BOSTON, MASS. – When antiretroviral treatment finally came to rural South Africa, it led to one of the fastest life expectancy recoveries in public health history. But men did not benefit equally, according to data presented Thursday by Till Barnighausen from the Africa Centre for Health and Population Studies and the Harvard School of Public Health.
Eight years later, life expectancy of men in rural KwaZulu Natal, South Africa continues to lag behind that of women with the gap widened by differences in access to, and uptake of antiretroviral treatment, Barnighausen said. In one of the poorest regions of the world with two-thirds unemployment, Barnighausen and his colleagues studied 90,000 people using life expectancy as the summary statistic for the ultimate population benefit of antiretroviral therapy. While one in six adults is enrolled in HIV care, with an HIV prevalence of 30 percent, early mortality is still very high and HIV infection is still a major contributor.
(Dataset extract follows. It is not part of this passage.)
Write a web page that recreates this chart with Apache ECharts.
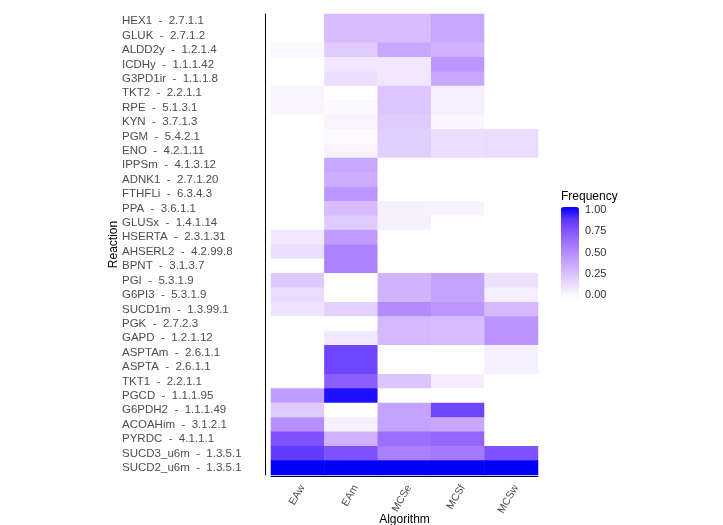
<!DOCTYPE html>
<html>
<head>
<meta charset="utf-8">
<title>Reaction frequency by algorithm</title>
<script src="https://cdn.jsdelivr.net/npm/echarts@6/dist/echarts.min.js"></script>
<style>
  html, body { margin: 0; padding: 0; background: #fff; }
  #chart { width: 723px; height: 525px; }
</style>
</head>
<body>
<div id="chart"></div>
<script>
// x axis categories
const algorithms = ['EAw', 'EAm', 'MCSe', 'MCSf', 'MCSw']

// reactions, top to bottom
const reactions = [
  'HEX1', 'GLUK', 'ALDD2y', 'ICDHy', 'G3PD1ir', 'TKT2', 'RPE', 'KYN',
  'PGM', 'ENO', 'IPPSm', 'ADNK1', 'FTHFLi', 'PPA', 'GLUSx', 'HSERTA',
  'AHSERL2', 'BPNT', 'PGI', 'G6PI3', 'SUCD1m', 'PGK', 'GAPD', 'ASPTAm',
  'ASPTA', 'TKT1', 'PGCD', 'G6PDH2', 'ACOAHim', 'PYRDC', 'SUCD3_u6m', 'SUCD2_u6m'
]
const ecNumbers = [
  '2.7.1.1', '2.7.1.2', '1.2.1.4', '1.1.1.42', '1.1.1.8', '2.2.1.1', '5.1.3.1', '3.7.1.3',
  '5.4.2.1', '4.2.1.11', '4.1.3.12', '2.7.1.20', '6.3.4.3', '3.6.1.1', '1.4.1.14', '2.3.1.31',
  '4.2.99.8', '3.1.3.7', '5.3.1.9', '5.3.1.9', '1.3.99.1', '2.7.2.3', '1.2.1.12', '2.6.1.1',
  '2.6.1.1', '2.2.1.1', '1.1.1.95', '1.1.1.49', '3.1.2.1', '4.1.1.1', '1.3.5.1', '1.3.5.1'
]

// frequency per algorithm, same order as reactions
const eaw = [
  0, 0, 0.03, 0, 0, 0.05, 0.05, 0,
  0, 0, 0, 0, 0, 0, 0, 0.1,
  0.14, 0, 0.23, 0.15, 0.12, 0, 0, 0,
  0, 0, 0.42, 0.22, 0.48, 0.75, 0.84, 1
]
const eam = [
  0.28, 0.28, 0.22, 0.1, 0.14, 0, 0.03, 0.05,
  0.02, 0.05, 0.38, 0.35, 0.45, 0.28, 0.22, 0.43,
  0.54, 0.54, 0, 0, 0.2, 0, 0.1, 0.8,
  0.8, 0.7, 0.96, 0, 0.06, 0.33, 0.75, 1
]
const mcse = [
  0.28, 0.28, 0.38, 0.1, 0.1, 0.24, 0.24, 0.22,
  0.21, 0.21, 0, 0, 0, 0.06, 0.06, 0,
  0, 0, 0.32, 0.32, 0.5, 0.3, 0.3, 0,
  0, 0.25, 0, 0.4, 0.4, 0.62, 0.55, 1
]
const mcsf = [
  0.38, 0.38, 0.32, 0.45, 0.38, 0.07, 0.07, 0.04,
  0.14, 0.14, 0, 0, 0, 0.05, 0, 0,
  0, 0, 0.4, 0.4, 0.45, 0.28, 0.28, 0,
  0, 0.08, 0, 0.8, 0.38, 0.66, 0.58, 1
]
const mcsw = [
  0, 0, 0, 0, 0, 0, 0, 0,
  0.15, 0.15, 0, 0, 0, 0, 0, 0,
  0, 0, 0.13, 0.07, 0.3, 0.46, 0.46, 0.07,
  0.07, 0, 0, 0, 0, 0, 0.75, 1
]

// colourbar ticks
const legendTicks = [0, 0.25, 0.5, 0.75, 1]

const font = 'Liberation Sans, Arial, Helvetica, sans-serif'
const columns = [eaw, eam, mcse, mcsf, mcsw]
const yLabels = reactions.map((r, i) => r + '  -  ' + ecNumbers[i])

const cells = []
columns.forEach((col, x) => {
  col.forEach((v, y) => cells.push([x, y, v]))
})

const chart = echarts.init(document.getElementById('chart'), null, { renderer: 'canvas' })

const option = {
  animation: false,
  backgroundColor: '#ffffff',
  textStyle: { fontFamily: font },
  title: {
    text: 'Frequency',
    left: 561,
    top: 191,
    padding: 0,
    textStyle: { fontSize: 12, fontWeight: 'normal', color: '#000', fontFamily: font }
  },
  grid: [
    { left: 271, top: 14, width: 267, height: 461, outerBoundsMode: 'none' },
    { left: 561, top: 210, width: 18, height: 85, outerBoundsMode: 'none' }
  ],
  xAxis: [
    {
      type: 'category',
      gridIndex: 0,
      data: algorithms,
      offset: 1,
      name: 'Algorithm',
      nameLocation: 'middle',
      nameGap: 38,
      nameMoveOverlap: false,
      nameTextStyle: { fontSize: 12, color: '#000', fontFamily: font },
      axisLine: { lineStyle: { color: '#000', width: 1 } },
      axisTick: { alignWithLabel: true, interval: 0, length: 4, lineStyle: { color: '#333' } },
      axisLabel: {
        interval: 0,
        rotate: 60,
        margin: 7,
        verticalAlign: 'top',
        fontSize: 10.5,
        color: '#4d4d4d',
        fontFamily: font
      },
      splitLine: { show: false }
    },
    { type: 'value', gridIndex: 1, show: false, min: 0, max: 1 }
  ],
  yAxis: [
    {
      type: 'category',
      gridIndex: 0,
      data: yLabels,
      inverse: true,
      offset: 6,
      name: 'Reaction',
      nameLocation: 'middle',
      nameGap: 145,
      nameMoveOverlap: false,
      nameTextStyle: { fontSize: 12, color: '#000', fontFamily: font },
      axisLine: { lineStyle: { color: '#000', width: 1 } },
      axisTick: { alignWithLabel: true, interval: 0, length: 4, lineStyle: { color: '#333' } },
      axisLabel: {
        interval: 0,
        align: 'left',
        margin: 143,
        fontSize: 11.5,
        color: '#4d4d4d',
        fontFamily: font
      },
      splitLine: { show: false }
    },
    {
      type: 'value',
      gridIndex: 1,
      position: 'right',
      min: legendTicks[0],
      max: legendTicks[legendTicks.length - 1],
      interval: legendTicks[1] - legendTicks[0],
      z: 10,
      axisLine: { show: false },
      axisTick: { show: true, inside: true, length: 3, lineStyle: { color: '#ffffff' } },
      axisLabel: {
        margin: 6,
        fontSize: 11,
        color: '#333',
        fontFamily: font,
        formatter: v => v.toFixed(2)
      },
      splitLine: { show: false }
    }
  ],
  visualMap: {
    type: 'continuous',
    seriesIndex: 0,
    min: 0,
    max: 1,
    orient: 'vertical',
    left: 561,
    top: 207,
    itemWidth: 18,
    itemHeight: 91,
    padding: 0,
    calculable: false,
    text: null,
    showLabel: false,
    hoverLink: false,
    inRange: {
      color: ['#ffffff', '#eee2ff', '#dcc4ff', '#c8a8ff', '#b38bff',
        '#9b6fff', '#7e52ff', '#5932ff', '#0000ff']
    }
  },
  series: [
    {
      type: 'heatmap',
      xAxisIndex: 0,
      yAxisIndex: 0,
      data: cells,
      emphasis: { disabled: true },
      itemStyle: { borderWidth: 0 }
    }
  ]
}

chart.setOption(option)
</script>
</body>
</html>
The researchers found that 57 percent of deaths among men and 41 percent of deaths among women occurred before HIV care was sought. Between 2004 and 2011, men were 25 percent more likely to die of HIV-related illnesses than women. Although life expectancy has increased for all in the region, between 2004 and 2012, the gender gap has widened from four years, with men facing an average life expectancy of 46 years while women faced an average life expectancy of 50, to now more than 9 years with an average life expectancy of 55 years for men, as opposed to a life expectancy of 64 years for women.
Barnighausen offered no quick solutions, but did flag a social marketing campaign supported through PEPFAR that links antiretroviral therapy with the the economic benefit of returning to work. He also suggested that more male-friendly clinics would help, as would recruitment of more men into nursing.